··· SUPPLIED INFORMATION ···
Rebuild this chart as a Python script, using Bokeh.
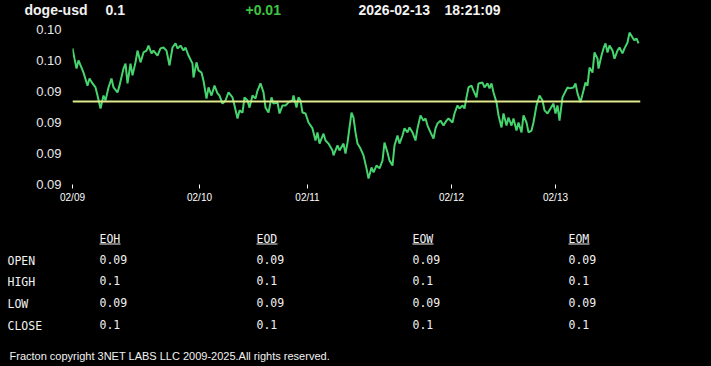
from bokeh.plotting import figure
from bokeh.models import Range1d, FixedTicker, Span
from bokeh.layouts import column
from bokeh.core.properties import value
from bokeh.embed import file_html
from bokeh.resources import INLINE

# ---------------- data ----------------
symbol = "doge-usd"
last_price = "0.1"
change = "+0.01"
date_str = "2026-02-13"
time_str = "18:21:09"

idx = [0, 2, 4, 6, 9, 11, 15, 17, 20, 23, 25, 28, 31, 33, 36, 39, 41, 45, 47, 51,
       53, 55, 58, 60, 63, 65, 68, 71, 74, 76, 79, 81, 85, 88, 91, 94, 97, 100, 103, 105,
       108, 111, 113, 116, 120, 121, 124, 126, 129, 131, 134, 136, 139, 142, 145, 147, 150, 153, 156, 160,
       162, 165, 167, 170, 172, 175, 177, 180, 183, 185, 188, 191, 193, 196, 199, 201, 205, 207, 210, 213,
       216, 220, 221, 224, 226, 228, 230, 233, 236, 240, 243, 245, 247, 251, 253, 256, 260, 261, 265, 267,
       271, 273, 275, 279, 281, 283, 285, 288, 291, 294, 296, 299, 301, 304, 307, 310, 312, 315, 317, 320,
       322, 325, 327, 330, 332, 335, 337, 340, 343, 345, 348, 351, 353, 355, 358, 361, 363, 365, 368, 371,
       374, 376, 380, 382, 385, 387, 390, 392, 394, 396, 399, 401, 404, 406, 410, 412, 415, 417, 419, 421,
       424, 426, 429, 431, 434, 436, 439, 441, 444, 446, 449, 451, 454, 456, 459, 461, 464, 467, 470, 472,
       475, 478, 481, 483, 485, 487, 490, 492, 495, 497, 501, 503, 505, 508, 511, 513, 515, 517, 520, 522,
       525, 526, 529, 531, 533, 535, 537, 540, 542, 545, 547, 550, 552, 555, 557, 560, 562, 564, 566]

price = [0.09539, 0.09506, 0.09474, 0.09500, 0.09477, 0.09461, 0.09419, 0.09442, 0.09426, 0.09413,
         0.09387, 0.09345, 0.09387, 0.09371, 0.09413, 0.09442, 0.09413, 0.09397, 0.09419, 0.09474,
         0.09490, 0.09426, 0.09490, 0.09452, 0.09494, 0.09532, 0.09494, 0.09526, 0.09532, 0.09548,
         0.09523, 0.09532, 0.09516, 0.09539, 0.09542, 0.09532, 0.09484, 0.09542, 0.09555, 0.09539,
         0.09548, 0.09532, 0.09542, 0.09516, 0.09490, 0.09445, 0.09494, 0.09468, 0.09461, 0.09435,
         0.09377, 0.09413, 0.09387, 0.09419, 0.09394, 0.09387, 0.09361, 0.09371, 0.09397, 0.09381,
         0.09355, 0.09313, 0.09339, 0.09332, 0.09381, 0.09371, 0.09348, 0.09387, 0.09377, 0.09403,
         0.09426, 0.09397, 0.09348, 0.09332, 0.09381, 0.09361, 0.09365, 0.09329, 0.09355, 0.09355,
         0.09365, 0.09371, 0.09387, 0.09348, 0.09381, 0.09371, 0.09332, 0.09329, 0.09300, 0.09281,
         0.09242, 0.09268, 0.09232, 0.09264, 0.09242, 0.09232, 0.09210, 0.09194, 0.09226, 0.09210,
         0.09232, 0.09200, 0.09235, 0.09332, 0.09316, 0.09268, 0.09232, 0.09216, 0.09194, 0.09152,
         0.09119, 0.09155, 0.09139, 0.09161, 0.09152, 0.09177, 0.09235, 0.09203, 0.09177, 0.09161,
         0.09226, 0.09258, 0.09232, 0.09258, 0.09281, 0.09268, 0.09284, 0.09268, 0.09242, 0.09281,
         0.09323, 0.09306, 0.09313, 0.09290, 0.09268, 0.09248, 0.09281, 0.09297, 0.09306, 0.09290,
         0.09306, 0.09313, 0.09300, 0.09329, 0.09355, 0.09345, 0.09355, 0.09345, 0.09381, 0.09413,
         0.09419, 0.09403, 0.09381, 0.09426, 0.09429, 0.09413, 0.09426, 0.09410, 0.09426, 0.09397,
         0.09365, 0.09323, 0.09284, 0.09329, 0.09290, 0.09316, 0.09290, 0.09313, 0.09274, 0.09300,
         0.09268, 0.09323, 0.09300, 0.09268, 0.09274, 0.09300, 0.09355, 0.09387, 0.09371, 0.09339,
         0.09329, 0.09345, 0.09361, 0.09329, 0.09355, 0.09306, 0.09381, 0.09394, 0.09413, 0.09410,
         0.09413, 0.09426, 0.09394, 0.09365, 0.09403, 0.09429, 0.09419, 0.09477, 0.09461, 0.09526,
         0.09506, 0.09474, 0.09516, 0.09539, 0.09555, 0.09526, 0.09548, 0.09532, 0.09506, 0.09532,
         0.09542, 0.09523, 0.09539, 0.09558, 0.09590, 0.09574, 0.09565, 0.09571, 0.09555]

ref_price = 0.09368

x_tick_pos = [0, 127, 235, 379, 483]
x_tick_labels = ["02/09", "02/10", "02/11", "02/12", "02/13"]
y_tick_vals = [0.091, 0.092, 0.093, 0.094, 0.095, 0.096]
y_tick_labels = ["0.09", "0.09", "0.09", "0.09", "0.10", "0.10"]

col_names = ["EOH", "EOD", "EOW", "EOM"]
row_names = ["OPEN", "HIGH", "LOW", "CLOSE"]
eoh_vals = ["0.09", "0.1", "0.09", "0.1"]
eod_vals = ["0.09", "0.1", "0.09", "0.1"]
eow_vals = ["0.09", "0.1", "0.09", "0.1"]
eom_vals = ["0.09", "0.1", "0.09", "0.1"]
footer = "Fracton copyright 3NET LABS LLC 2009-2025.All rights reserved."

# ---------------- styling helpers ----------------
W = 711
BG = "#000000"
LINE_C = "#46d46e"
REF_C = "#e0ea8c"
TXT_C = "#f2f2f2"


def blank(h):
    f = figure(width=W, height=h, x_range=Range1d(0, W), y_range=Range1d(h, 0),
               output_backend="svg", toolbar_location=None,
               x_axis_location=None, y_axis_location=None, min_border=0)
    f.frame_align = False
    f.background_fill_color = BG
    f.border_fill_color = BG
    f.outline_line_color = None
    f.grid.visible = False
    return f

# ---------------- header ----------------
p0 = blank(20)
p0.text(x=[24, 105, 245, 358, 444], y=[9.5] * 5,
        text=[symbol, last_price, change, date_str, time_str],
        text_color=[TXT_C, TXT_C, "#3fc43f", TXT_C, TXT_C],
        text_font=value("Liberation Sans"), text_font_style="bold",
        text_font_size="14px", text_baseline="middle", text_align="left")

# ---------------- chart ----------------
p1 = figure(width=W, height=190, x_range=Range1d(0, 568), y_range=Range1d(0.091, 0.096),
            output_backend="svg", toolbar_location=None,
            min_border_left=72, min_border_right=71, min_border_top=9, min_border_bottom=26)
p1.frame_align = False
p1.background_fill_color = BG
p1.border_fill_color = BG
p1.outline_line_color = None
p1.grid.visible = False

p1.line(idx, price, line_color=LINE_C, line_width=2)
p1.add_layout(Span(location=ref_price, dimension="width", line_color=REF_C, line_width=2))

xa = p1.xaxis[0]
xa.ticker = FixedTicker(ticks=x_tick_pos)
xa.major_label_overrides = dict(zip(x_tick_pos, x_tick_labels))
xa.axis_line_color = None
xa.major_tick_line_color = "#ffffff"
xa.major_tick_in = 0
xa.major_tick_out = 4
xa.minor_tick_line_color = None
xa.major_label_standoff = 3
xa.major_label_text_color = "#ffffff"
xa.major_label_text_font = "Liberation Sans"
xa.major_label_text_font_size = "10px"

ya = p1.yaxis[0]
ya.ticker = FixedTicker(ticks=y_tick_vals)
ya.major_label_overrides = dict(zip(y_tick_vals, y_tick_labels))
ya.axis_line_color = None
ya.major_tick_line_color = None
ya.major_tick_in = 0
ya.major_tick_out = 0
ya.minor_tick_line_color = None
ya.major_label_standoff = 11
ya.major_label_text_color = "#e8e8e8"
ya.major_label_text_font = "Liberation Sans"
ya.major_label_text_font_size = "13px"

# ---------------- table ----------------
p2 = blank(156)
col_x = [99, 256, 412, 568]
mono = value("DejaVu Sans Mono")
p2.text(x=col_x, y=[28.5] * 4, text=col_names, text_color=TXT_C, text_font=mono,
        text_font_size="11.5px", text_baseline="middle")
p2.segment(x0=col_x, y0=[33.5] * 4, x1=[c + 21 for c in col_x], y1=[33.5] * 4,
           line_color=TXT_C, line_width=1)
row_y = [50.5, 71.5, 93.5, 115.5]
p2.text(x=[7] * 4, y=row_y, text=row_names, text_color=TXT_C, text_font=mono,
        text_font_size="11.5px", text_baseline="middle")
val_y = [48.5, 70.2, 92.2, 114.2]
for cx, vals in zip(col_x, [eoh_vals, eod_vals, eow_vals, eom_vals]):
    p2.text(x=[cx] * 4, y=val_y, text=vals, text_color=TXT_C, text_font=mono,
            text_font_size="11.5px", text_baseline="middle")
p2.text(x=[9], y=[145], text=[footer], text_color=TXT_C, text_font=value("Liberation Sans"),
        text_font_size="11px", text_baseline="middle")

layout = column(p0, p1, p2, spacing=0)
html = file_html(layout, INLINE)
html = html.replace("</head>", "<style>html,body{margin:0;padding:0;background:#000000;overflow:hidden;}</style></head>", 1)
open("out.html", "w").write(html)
···
#### WHAT YOU SHOULD DO:
Leave out any pictures, please, and quote only the lines from the top of the data through the line that contains "562, 564, 566]".

#### ANSWER TO THE TASK:
Rebuild this chart as a Python script, using Bokeh.
from bokeh.plotting import figure
from bokeh.models import Range1d, FixedTicker, Span
from bokeh.layouts import column
from bokeh.core.properties import value
from bokeh.embed import file_html
from bokeh.resources import INLINE

# ---------------- data ----------------
symbol = "doge-usd"
last_price = "0.1"
change = "+0.01"
date_str = "2026-02-13"
time_str = "18:21:09"

idx = [0, 2, 4, 6, 9, 11, 15, 17, 20, 23, 25, 28, 31, 33, 36, 39, 41, 45, 47, 51,
       53, 55, 58, 60, 63, 65, 68, 71, 74, 76, 79, 81, 85, 88, 91, 94, 97, 100, 103, 105,
       108, 111, 113, 116, 120, 121, 124, 126, 129, 131, 134, 136, 139, 142, 145, 147, 150, 153, 156, 160,
       162, 165, 167, 170, 172, 175, 177, 180, 183, 185, 188, 191, 193, 196, 199, 201, 205, 207, 210, 213,
       216, 220, 221, 224, 226, 228, 230, 233, 236, 240, 243, 245, 247, 251, 253, 256, 260, 261, 265, 267,
       271, 273, 275, 279, 281, 283, 285, 288, 291, 294, 296, 299, 301, 304, 307, 310, 312, 315, 317, 320,
       322, 325, 327, 330, 332, 335, 337, 340, 343, 345, 348, 351, 353, 355, 358, 361, 363, 365, 368, 371,
       374, 376, 380, 382, 385, 387, 390, 392, 394, 396, 399, 401, 404, 406, 410, 412, 415, 417, 419, 421,
       424, 426, 429, 431, 434, 436, 439, 441, 444, 446, 449, 451, 454, 456, 459, 461, 464, 467, 470, 472,
       475, 478, 481, 483, 485, 487, 490, 492, 495, 497, 501, 503, 505, 508, 511, 513, 515, 517, 520, 522,
       525, 526, 529, 531, 533, 535, 537, 540, 542, 545, 547, 550, 552, 555, 557, 560, 562, 564, 566]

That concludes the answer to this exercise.